摘要详情

ID / 提交时间

89 / 2024-09-06 21:41:03

标题

A CERAMIC-GEM NEUTRON DETECTOR WITH A LARGE FIELD OF VIEW FOR ENERGY-RESOLVED NEUTRON IMAGING

关键字

Ceramic GEM, Neutron imaging, Large field of view

主题及专题

TRACK 4: MODELING & SIMULATION

状态

摘要录用

作者

chaoyue zhang / Harbin Engineering University；Institute of High Energy Physics, Chinese Academy of Sciences；Spallation Neutron Source Science Center

Jianrong Zhou / University of Chinese Academy of Sciences；Institute of High Energy Physics, Chinese Academy of Sciences；Spallation Neutron Source Science Center

Yushou Song / Harbin Engineering University

Lin Zhu / University of Chinese Academy of Sciences；Institute of High Energy Physics, Chinese Academy of Sciences；Spallation Neutron Source Science Center

Zhijia Sun / Chinese Academy of Sciences；Institute of High Energy Physics；Spallation Neutron Source Science Center

Xiaojuan Zhou / University of Chinese Academy of Sciences；Institute of high energy physics, Chinese Academy of Sciences；Spallation Neutron Source Science Center

摘要

Energy-resolved neutron imaging is an effective method for studying the internal structure and residual stresses of materials. Different sample sizes have varying requirements in the imaging field of view and spatial resolution of the detector. To meet the practical needs of large field of view and high spatial resolution, a detector was constructed using one ceramic GEM (Gas Electron Multiplier) foil of 200 mm × 200 mm, and it adopted a thinner conversion with 0.1 um thickness ^natB4C material and the stopping layer the with 2.0 μm thickness Al to improve spatial resolution.

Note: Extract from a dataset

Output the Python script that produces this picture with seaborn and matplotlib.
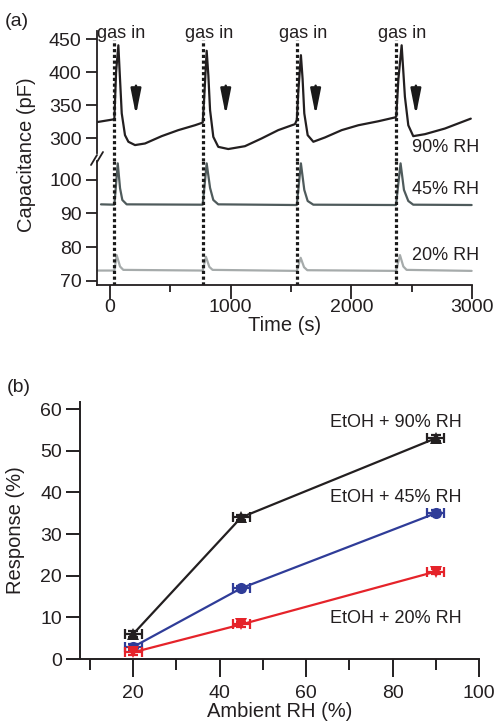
import matplotlib
matplotlib.use("Agg")
import matplotlib.pyplot as plt
from matplotlib.lines import Line2D
import pandas as pd
import seaborn as sns

# panel (a): capacitance traces (time in s, capacitance in pF)
t_90 = [-100, 27, 36, 50, 69, 80, 97, 124, 152, 207, 290, 428, 566, 704, 768, 780, 801, 815, 829,
        856, 897, 980, 1118, 1256, 1394, 1533, 1548, 1560, 1582, 1596, 1610, 1638, 1685, 1781, 1920,
        2058, 2223, 2361, 2372, 2390, 2417, 2444, 2472, 2513, 2610, 2775, 2990]
c_90 = [325, 328.8, 330, 400, 441, 400, 338, 305, 295, 290, 292.4, 303.5, 312.6, 320, 324, 360, 432.7, 395, 343,
        302.4, 287.3, 284, 288.3, 300, 312.6, 321.7, 328, 370, 426, 390, 338, 305, 295, 301.5, 312.6,
        320, 326, 331.8, 333, 390, 441, 363, 320, 303.5, 306.5, 315, 330]

t_45 = [-75, 36, 64, 83, 102, 138, 768, 801, 829, 856, 897, 1548, 1582, 1610, 1638, 1685,
        2370, 2408, 2436, 2472, 2513, 2997]
c_45 = [92.7, 92.6, 104.9, 97.5, 94.0, 92.7, 92.6, 104.9, 97.6, 94.0, 92.7, 92.5, 104.9, 97.0, 93.7, 92.6,
        92.5, 104.9, 97.0, 93.7, 92.6, 92.5]

t_20 = [-100, 36, 55, 83, 110, 768, 795, 823, 850, 1548, 1580, 1608, 1635, 2370, 2403, 2431, 2458, 2997]
c_20 = [73.0, 73.0, 77.6, 74.2, 73.2, 73.0, 77.1, 74.1, 73.2, 72.9, 76.8, 74.0, 73.1, 72.9, 77.6, 74.2, 73.2, 72.9]

gas_in_times = [36, 768, 1548, 2370]
arrow_times = [215, 959, 1704, 2535]

# panel (b): response vs ambient RH
rh = [20, 45, 90]
rh_err = [2, 2, 2]
resp_90 = [6.0, 34.0, 53.0]
resp_45 = [2.9, 17.0, 35.0]
resp_20 = [1.6, 8.3, 21.0]
resp_err = [0.7, 0.6, 0.7]

sns.set_theme(style="ticks")
plt.rcParams["font.family"] = ["Liberation Sans", "DejaVu Sans"]
ink = "#231f20"
plt.rcParams.update({"text.color": ink, "axes.labelcolor": ink, "xtick.color": ink,
                     "ytick.color": ink, "axes.edgecolor": ink})

W, H = 497, 722
fig = plt.figure(figsize=(W / 100, H / 100), dpi=100)


def rect(x0, y0, x1, y1):
    return [x0 / W, 1 - y1 / H, (x1 - x0) / W, (y1 - y0) / H]


ax_top = fig.add_axes(rect(97, 31, 472, 153))
ax_bot = fig.add_axes(rect(97, 161, 472, 285))
ax_b = fig.add_axes(rect(80, 402, 479, 659))

# ---- panel (a)
sns.lineplot(x=t_90, y=c_90, ax=ax_top, color=ink, lw=1.6, sort=False, estimator=None)
sns.lineplot(x=t_45, y=c_45, ax=ax_bot, color="#4f5b5c", lw=1.6, sort=False, estimator=None)
sns.lineplot(x=t_20, y=c_20, ax=ax_bot, color="#a6abab", lw=1.6, sort=False, estimator=None)

for ax in (ax_top, ax_bot):
    ax.set_xlim(-108, 3000)
    ax.spines[["top", "right"]].set_visible(False)
    ax.tick_params(axis="y", direction="out", length=8, width=1.3, labelsize=14, pad=3)
    for l in ax.get_lines():
        l.set_clip_on(False)

ax_top.set_ylim(278, 462.6)
ax_top.set_yticks([300, 350, 400, 450])
ax_top.spines["bottom"].set_visible(False)
ax_top.set_xticks([])
ax_top.spines["left"].set_linewidth(1.3)

ax_bot.set_ylim(68.7, 105.6)
ax_bot.set_yticks([70, 80, 90, 100])
ax_bot.set_xticks([0, 1000, 2000, 3000])
ax_bot.set_xticks([500, 1500, 2500], minor=True)
ax_bot.tick_params(axis="x", which="major", direction="out", length=10, width=1.3, labelsize=14, pad=0)
ax_bot.tick_params(axis="x", which="minor", direction="out", length=5, width=1.3)
for s in ("left", "bottom"):
    ax_bot.spines[s].set_linewidth(1.3)
ax_bot.set_xlabel("Time (s)", fontsize=14.5, labelpad=0)

# gas-in dotted lines spanning both parts
gap = 8 / 122
for t in gas_in_times:
    ax_top.axvline(t, ymin=-gap, ymax=0.926, color="k", lw=2.3, ls=(0, (1, 0.8)), clip_on=False)
    ax_bot.axvline(t, ymin=0, ymax=1, color="k", lw=2.3, ls=(0, (1, 0.8)))
    ax_top.text(t + 55, 459, "gas in", ha="center", va="center", fontsize=13)

for t in arrow_times:
    ax_top.annotate("", xy=(t, 331), xytext=(t, 384),
                    arrowprops=dict(arrowstyle="-|>,head_length=1.1,head_width=0.22",
                                    mutation_scale=14, color="k", lw=1.8))

ax_top.text(2500, 287, "90% RH", ha="left", va="center", fontsize=13)
ax_bot.text(2500, 97, "45% RH", ha="left", va="center", fontsize=13)
ax_bot.text(2500, 77.6, "20% RH", ha="left", va="center", fontsize=13)

# broken-axis marks
for (x0, y0, x1, y1) in [(91, 165, 97, 155), (97, 162, 103, 152)]:
    fig.add_artist(Line2D([x0 / W, x1 / W], [1 - y0 / H, 1 - y1 / H], color=ink, lw=1.3))

fig.text(27 / W, 1 - 155 / H, "Capacitance (pF)", rotation=90, ha="center", va="center", fontsize=14.5)
fig.text(5 / W, 1 - 22 / H, "(a)", ha="left", va="center", fontsize=14)

# ---- panel (b)
series = [(resp_90, ink, "^", "EtOH + 90% RH", 56.8),
          (resp_45, "#2f3c98", "o", "EtOH + 45% RH", 38.8),
          (resp_20, "#e5232a", "v", "EtOH + 20% RH", 9.8)]
for vals, col, mk, name, label_y in series:
    df = pd.DataFrame({"rh": rh, "resp": vals})
    sns.lineplot(data=df, x="rh", y="resp", ax=ax_b, color=col, lw=1.6, marker=mk,
                 markersize=8, markeredgewidth=0, sort=False, estimator=None)
    ax_b.errorbar(rh, vals, xerr=rh_err, yerr=resp_err, fmt="none", ecolor=col,
                  elinewidth=1.6, capsize=3.6, capthick=1.6, clip_on=False)
    ax_b.text(80.7, label_y, name, ha="center", va="center", fontsize=13)

ax_b.set_xlim(7.7, 100)
ax_b.set_ylim(0, 61.7)
ax_b.set_xticks([20, 40, 60, 80, 100])
ax_b.set_xticks([10, 30, 50, 70, 90], minor=True)
ax_b.set_yticks([0, 10, 20, 30, 40, 50, 60])
ax_b.spines[["top", "right"]].set_visible(False)
for s in ("left", "bottom"):
    ax_b.spines[s].set_linewidth(1.4)
ax_b.tick_params(axis="y", direction="out", length=10, width=1.4, labelsize=14, pad=3)
ax_b.tick_params(axis="x", which="major", direction="out", length=13, width=1.4, labelsize=14, pad=6)
ax_b.tick_params(axis="x", which="minor", direction="out", length=8, width=1.4)
ax_b.set_xlabel("Ambient RH (%)", fontsize=14.5, labelpad=0)
ax_b.set_ylabel("")
fig.text(16 / W, 1 - 530 / H, "Response (%)", rotation=90, ha="center", va="center", fontsize=14.5)
fig.text(7 / W, 1 - 388 / H, "(b)", ha="left", va="center", fontsize=14)

fig.savefig("out.png", dpi=100)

To investigate its basic characteristics, several neutron beam tests were carried out at the 20th beamline (BL20) of China Spallation Neutron Source (CSNS). The plateau length of the GEM-based neutron detector was 200V, and the working high voltage of the detector was determined to be -1600V. The wavelength spectrum measured with this detector using the TOF (Time Of Flight) approach at CSNS agreed well with that measured using an LND commercial monitor. The spatial resolution of the detector was below 1.93 ± 0.01 mm (FWHM), and the detector demonstrated excellent energy/wavelength selective neutron imaging capabilities. In addition, the counting rate of the detector fluctuated only 4% (RSD) during different positions.

The results show that the detector is an ideal candidate for beam monitoring and neutron imaging, and it has been applied to the Energy Resolved Neutron Imaging Instrument (ERNI) of the CSNS.